#### WHAT IS ASKED:
Write every line out verbatim and omit the pictures.
━━ DATA SEGMENT ━━
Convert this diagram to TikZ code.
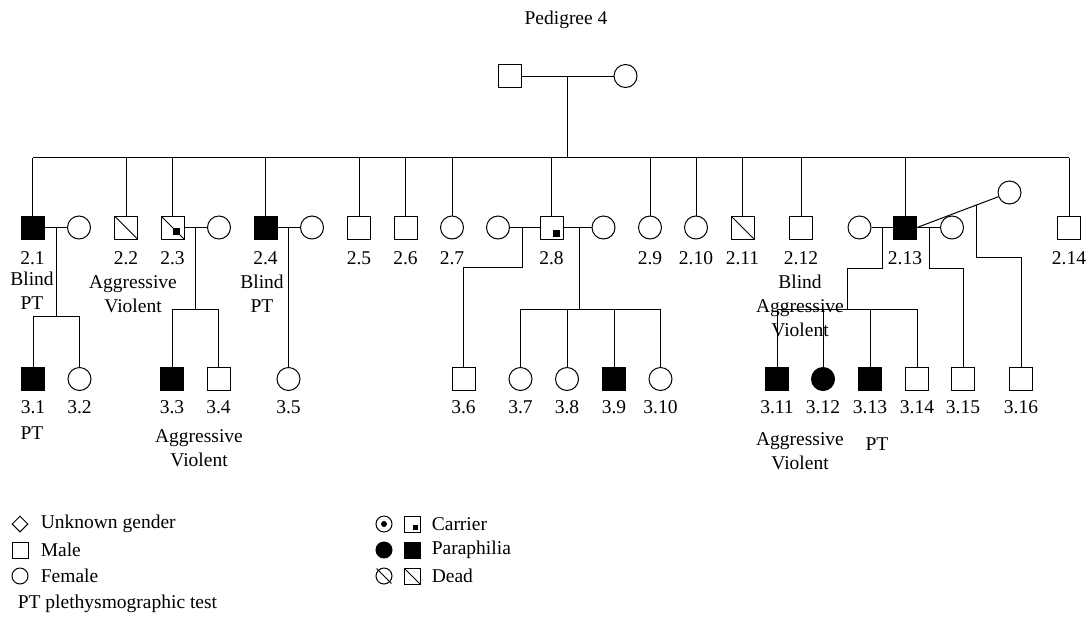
\documentclass[tikz,border=0pt]{standalone}
\usepackage{fontspec}
\setmainfont{Liberation Serif}
\usetikzlibrary{shapes.geometric}

\begin{document}
\begin{tikzpicture}[x=1pt,y=-1pt,line width=1pt,font=\fontsize{19.5}{24}\selectfont]
    \tikzstyle{male}=[rectangle,draw=black,fill=white,minimum size=23pt,inner sep=0pt]
    \tikzstyle{female}=[circle,draw=black,fill=white,minimum size=23pt,inner sep=0pt]
    \tikzstyle{malep}=[male,fill=black]
    \tikzstyle{femalep}=[female,fill=black]
    \tikzstyle{maled}=[male,path picture={\draw[black] (path picture bounding box.north west) -- (path picture bounding box.south east);}]
    \tikzstyle{malec}=[male,path picture={\fill[black] ([xshift=1pt,yshift=-9.5pt]path picture bounding box.center) rectangle ++(7pt,7pt);}]
    \tikzstyle{maledc}=[male,path picture={\draw[black] (path picture bounding box.north west) -- (path picture bounding box.south east);
        \fill[black] ([xshift=0pt,yshift=-7.5pt]path picture bounding box.center) rectangle ++(7pt,7pt);}]
    \tikzstyle{key}=[minimum size=16pt]
    \useasboundingbox (0,0) rectangle (1092,619);

    \node (title) at (566,20) {Pedigree 4};

    % generation 1
    \node[male] (V-1-1) at (509.5,76) {};
    \node[female] (V-1-2) at (625.5,76) {};
    \draw (V-1-1) -- (V-1-2);
    \coordinate (M-1) at (567,76);
    \coordinate (S-2) at (567,157.5);
    \draw (M-1) -- (S-2);

    % generation 2
    \foreach \num/\x/\kind in {1/32.5/malep, 2/126/maled, 3/172.5/maledc, 4/265.5/malep,
            5/359/male, 6/405.5/male, 7/452/female, 8/551.5/malec, 9/650/female,
            10/696/female, 11/742.5/maled, 12/801/male, 13/905/malep, 14/1069/male}
    {
        \node[\kind] (V-2-\num) at (\x,227.5) {};
        \node (N-2-\num) at (\x,258) {2.\num};
    }
    \foreach \name/\x in {1/79, 3/219, 4/312, 8a/498, 8b/603.5, 13a/859.5, 13b/952}
        \node[female] (W-2-\name) at (\x,227.5) {};
    \node[female] (W-2-13c) at (1009.5,192.5) {};

    \draw (V-2-1 |- S-2) -- (V-2-14 |- S-2);
    \foreach \num in {1,...,14}
        \draw (V-2-\num) -- (V-2-\num |- S-2);

    \node[align=center] (T-2-1) at (32,291) {Blind\\PT};
    \node[align=center] (T-2-2) at (133,294.5) {Aggressive\\Violent};
    \node[align=center] (T-2-4) at (262,294) {Blind\\PT};

    % generation 3
    \foreach \num/\x/\kind in {1/33/malep, 2/79.5/female, 3/172/malep, 4/218.5/male,
            5/288.5/female, 6/463.5/male, 7/520.5/female, 8/567/female, 9/614/malep,
            10/660.5/female, 11/777/malep, 12/823/femalep, 13/870/malep, 14/917/male,
            15/963/male, 16/1021/male}
    {
        \node[\kind] (V-3-\num) at (\x,379) {};
        \node (N-3-\num) at (\x,407) {3.\num};
    }

    % 2.1
    \draw (V-2-1) -- (W-2-1);
    \coordinate (M-2-1) at (56,227.5);
    \coordinate (S-3-1) at (56,316);
    \draw (M-2-1) -- (S-3-1);
    \draw (V-3-1 |- S-3-1) -- (V-3-2 |- S-3-1);
    \foreach \num in {1,2}
        \draw (V-3-\num) -- (V-3-\num |- S-3-1);

    % 2.3
    \draw (V-2-3) -- (W-2-3);
    \coordinate (M-2-3) at (195.7,227.5);
    \coordinate (S-3-3) at (195.7,309);
    \draw (M-2-3) -- (S-3-3);
    \draw (V-3-3 |- S-3-3) -- (V-3-4 |- S-3-3);
    \foreach \num in {3,4}
        \draw (V-3-\num) -- (V-3-\num |- S-3-3);

    % 2.4
    \draw (V-2-4) -- (W-2-4);
    \coordinate (M-2-4) at (288.5,227.5);
    \draw (M-2-4) -- (V-3-5);

    % 2.8
    \draw (W-2-8a) -- (V-2-8) -- (W-2-8b);
    \coordinate (M-2-8a) at (522,227.5);
    \coordinate (K-2-8a) at (522,267.7);
    \draw (M-2-8a) -- (K-2-8a) -| (V-3-6);
    \coordinate (M-2-8b) at (579,227.5);
    \coordinate (S-3-7) at (579,309);
    \draw (M-2-8b) -- (S-3-7);
    \draw (V-3-7 |- S-3-7) -- (V-3-10 |- S-3-7);
    \foreach \num in {7,...,10}
        \draw (V-3-\num) -- (V-3-\num |- S-3-7);

    % 2.13
    \draw (W-2-13a) -- (V-2-13) -- (W-2-13b);
    \draw (V-2-13.east) -- (W-2-13c);
    \coordinate (M-2-13a) at (882,227.5);
    \coordinate (K-2-13a) at (882,268);
    \coordinate (S-3-11) at (847,309);
    \draw (M-2-13a) -- (K-2-13a) -| (S-3-11);
    \draw (V-3-11 |- S-3-11) -- (V-3-14 |- S-3-11);
    \foreach \num in {11,...,14}
        \draw (V-3-\num) -- (V-3-\num |- S-3-11);
    \coordinate (M-2-13b) at (929,227.5);
    \coordinate (K-2-13b) at (929,268);
    \draw (M-2-13b) -- (K-2-13b) -| (V-3-15);
    \coordinate (M-2-13c) at (976,205.1);
    \coordinate (K-2-13c) at (976,257);
    \draw (M-2-13c) -- (K-2-13c) -| (V-3-16);

    \node[align=center] (T-2-12) at (800,305.5) {Blind\\Aggressive\\Violent};
    \node (T-3-1) at (32,433) {PT};
    \node[align=center] (T-3-3) at (199,448) {Aggressive\\Violent};
    \node[align=center] (T-3-11) at (800,451) {Aggressive\\Violent};
    \node (T-3-13) at (877,444) {PT};

    % legend
    \node[diamond,draw,key,inner sep=0pt] (K-u) at (20,524) {};
    \node[male,key] (K-m) at (20,550) {};
    \node[female,key] (K-f) at (20,576) {};
    \node[anchor=west] (K-ut) at (37,524) {Unknown gender};
    \node[anchor=west] (K-mt) at (37,550) {Male};
    \node[anchor=west] (K-ft) at (37,576) {Female};
    \node[anchor=west] (K-pt) at (14,604) {PT plethysmographic test};

    \node[female,key] (K-cf) at (384,524) {};
    \fill (K-cf) circle (3pt);
    \node[male,key] (K-cm) at (412,524) {};
    \fill ([xshift=1pt,yshift=-6pt]K-cm.center) rectangle ++(5pt,5pt);
    \node[femalep,key] (K-pf) at (384,550) {};
    \node[malep,key] (K-pm) at (412,550) {};
    \node[female,key] (K-df) at (384,576) {};
    \draw[shorten <=-2pt,shorten >=-2pt] (K-df.north west) -- (K-df.south east);
    \node[maled,key] (K-dm) at (412,576) {};
    \node[anchor=west] (K-ct) at (428,524) {Carrier};
    \node[anchor=west] (K-pt2) at (428,550) {Paraphilia};
    \node[anchor=west] (K-dt) at (428,576) {Dead};
\end{tikzpicture}
\end{document}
━━━
#### ANSWER FOR THIS EXERCISE:
Convert this diagram to TikZ code.
\documentclass[tikz,border=0pt]{standalone}
\usepackage{fontspec}
\setmainfont{Liberation Serif}
\usetikzlibrary{shapes.geometric}

\begin{document}
\begin{tikzpicture}[x=1pt,y=-1pt,line width=1pt,font=\fontsize{19.5}{24}\selectfont]
    \tikzstyle{male}=[rectangle,draw=black,fill=white,minimum size=23pt,inner sep=0pt]
    \tikzstyle{female}=[circle,draw=black,fill=white,minimum size=23pt,inner sep=0pt]
    \tikzstyle{malep}=[male,fill=black]
    \tikzstyle{femalep}=[female,fill=black]
    \tikzstyle{maled}=[male,path picture={\draw[black] (path picture bounding box.north west) -- (path picture bounding box.south east);}]
    \tikzstyle{malec}=[male,path picture={\fill[black] ([xshift=1pt,yshift=-9.5pt]path picture bounding box.center) rectangle ++(7pt,7pt);}]
    \tikzstyle{maledc}=[male,path picture={\draw[black] (path picture bounding box.north west) -- (path picture bounding box.south east);
        \fill[black] ([xshift=0pt,yshift=-7.5pt]path picture bounding box.center) rectangle ++(7pt,7pt);}]
    \tikzstyle{key}=[minimum size=16pt]
    \useasboundingbox (0,0) rectangle (1092,619);

    \node (title) at (566,20) {Pedigree 4};

    % generation 1
    \node[male] (V-1-1) at (509.5,76) {};
    \node[female] (V-1-2) at (625.5,76) {};
    \draw (V-1-1) -- (V-1-2);
    \coordinate (M-1) at (567,76);
    \coordinate (S-2) at (567,157.5);
    \draw (M-1) -- (S-2);

    % generation 2
    \foreach \num/\x/\kind in {1/32.5/malep, 2/126/maled, 3/172.5/maledc, 4/265.5/malep,
            5/359/male, 6/405.5/male, 7/452/female, 8/551.5/malec, 9/650/female,
            10/696/female, 11/742.5/maled, 12/801/male, 13/905/malep, 14/1069/male}
    {
        \node[\kind] (V-2-\num) at (\x,227.5) {};
        \node (N-2-\num) at (\x,258) {2.\num};
    }
    \foreach \name/\x in {1/79, 3/219, 4/312, 8a/498, 8b/603.5, 13a/859.5, 13b/952}
        \node[female] (W-2-\name) at (\x,227.5) {};
    \node[female] (W-2-13c) at (1009.5,192.5) {};

    \draw (V-2-1 |- S-2) -- (V-2-14 |- S-2);
    \foreach \num in {1,...,14}
        \draw (V-2-\num) -- (V-2-\num |- S-2);

    \node[align=center] (T-2-1) at (32,291) {Blind\\PT};
    \node[align=center] (T-2-2) at (133,294.5) {Aggressive\\Violent};
    \node[align=center] (T-2-4) at (262,294) {Blind\\PT};

    % generation 3
    \foreach \num/\x/\kind in {1/33/malep, 2/79.5/female, 3/172/malep, 4/218.5/male,
            5/288.5/female, 6/463.5/male, 7/520.5/female, 8/567/female, 9/614/malep,
            10/660.5/female, 11/777/malep, 12/823/femalep, 13/870/malep, 14/917/male,
            15/963/male, 16/1021/male}
    {
        \node[\kind] (V-3-\num) at (\x,379) {};
        \node (N-3-\num) at (\x,407) {3.\num};
    }

    % 2.1
    \draw (V-2-1) -- (W-2-1);
    \coordinate (M-2-1) at (56,227.5);
    \coordinate (S-3-1) at (56,316);
    \draw (M-2-1) -- (S-3-1);
    \draw (V-3-1 |- S-3-1) -- (V-3-2 |- S-3-1);
    \foreach \num in {1,2}
        \draw (V-3-\num) -- (V-3-\num |- S-3-1);

    % 2.3
    \draw (V-2-3) -- (W-2-3);
    \coordinate (M-2-3) at (195.7,227.5);
    \coordinate (S-3-3) at (195.7,309);
    \draw (M-2-3) -- (S-3-3);
    \draw (V-3-3 |- S-3-3) -- (V-3-4 |- S-3-3);
    \foreach \num in {3,4}
        \draw (V-3-\num) -- (V-3-\num |- S-3-3);

    % 2.4
    \draw (V-2-4) -- (W-2-4);
    \coordinate (M-2-4) at (288.5,227.5);
    \draw (M-2-4) -- (V-3-5);

    % 2.8
    \draw (W-2-8a) -- (V-2-8) -- (W-2-8b);
    \coordinate (M-2-8a) at (522,227.5);
    \coordinate (K-2-8a) at (522,267.7);
    \draw (M-2-8a) -- (K-2-8a) -| (V-3-6);
    \coordinate (M-2-8b) at (579,227.5);
    \coordinate (S-3-7) at (579,309);
    \draw (M-2-8b) -- (S-3-7);
    \draw (V-3-7 |- S-3-7) -- (V-3-10 |- S-3-7);
    \foreach \num in {7,...,10}
        \draw (V-3-\num) -- (V-3-\num |- S-3-7);

    % 2.13
    \draw (W-2-13a) -- (V-2-13) -- (W-2-13b);
    \draw (V-2-13.east) -- (W-2-13c);
    \coordinate (M-2-13a) at (882,227.5);
    \coordinate (K-2-13a) at (882,268);
    \coordinate (S-3-11) at (847,309);
    \draw (M-2-13a) -- (K-2-13a) -| (S-3-11);
    \draw (V-3-11 |- S-3-11) -- (V-3-14 |- S-3-11);
    \foreach \num in {11,...,14}
        \draw (V-3-\num) -- (V-3-\num |- S-3-11);
    \coordinate (M-2-13b) at (929,227.5);
    \coordinate (K-2-13b) at (929,268);
    \draw (M-2-13b) -- (K-2-13b) -| (V-3-15);
    \coordinate (M-2-13c) at (976,205.1);
    \coordinate (K-2-13c) at (976,257);
    \draw (M-2-13c) -- (K-2-13c) -| (V-3-16);

    \node[align=center] (T-2-12) at (800,305.5) {Blind\\Aggressive\\Violent};
    \node (T-3-1) at (32,433) {PT};
    \node[align=center] (T-3-3) at (199,448) {Aggressive\\Violent};
    \node[align=center] (T-3-11) at (800,451) {Aggressive\\Violent};
    \node (T-3-13) at (877,444) {PT};

    % legend
    \node[diamond,draw,key,inner sep=0pt] (K-u) at (20,524) {};
    \node[male,key] (K-m) at (20,550) {};
    \node[female,key] (K-f) at (20,576) {};
    \node[anchor=west] (K-ut) at (37,524) {Unknown gender};
    \node[anchor=west] (K-mt) at (37,550) {Male};
    \node[anchor=west] (K-ft) at (37,576) {Female};
    \node[anchor=west] (K-pt) at (14,604) {PT plethysmographic test};

    \node[female,key] (K-cf) at (384,524) {};
    \fill (K-cf) circle (3pt);
    \node[male,key] (K-cm) at (412,524) {};
    \fill ([xshift=1pt,yshift=-6pt]K-cm.center) rectangle ++(5pt,5pt);
    \node[femalep,key] (K-pf) at (384,550) {};
    \node[malep,key] (K-pm) at (412,550) {};
    \node[female,key] (K-df) at (384,576) {};
    \draw[shorten <=-2pt,shorten >=-2pt] (K-df.north west) -- (K-df.south east);
    \node[maled,key] (K-dm) at (412,576) {};
    \node[anchor=west] (K-ct) at (428,524) {Carrier};
    \node[anchor=west] (K-pt2) at (428,550) {Paraphilia};
    \node[anchor=west] (K-dt) at (428,576) {Dead};
\end{tikzpicture}
\end{document}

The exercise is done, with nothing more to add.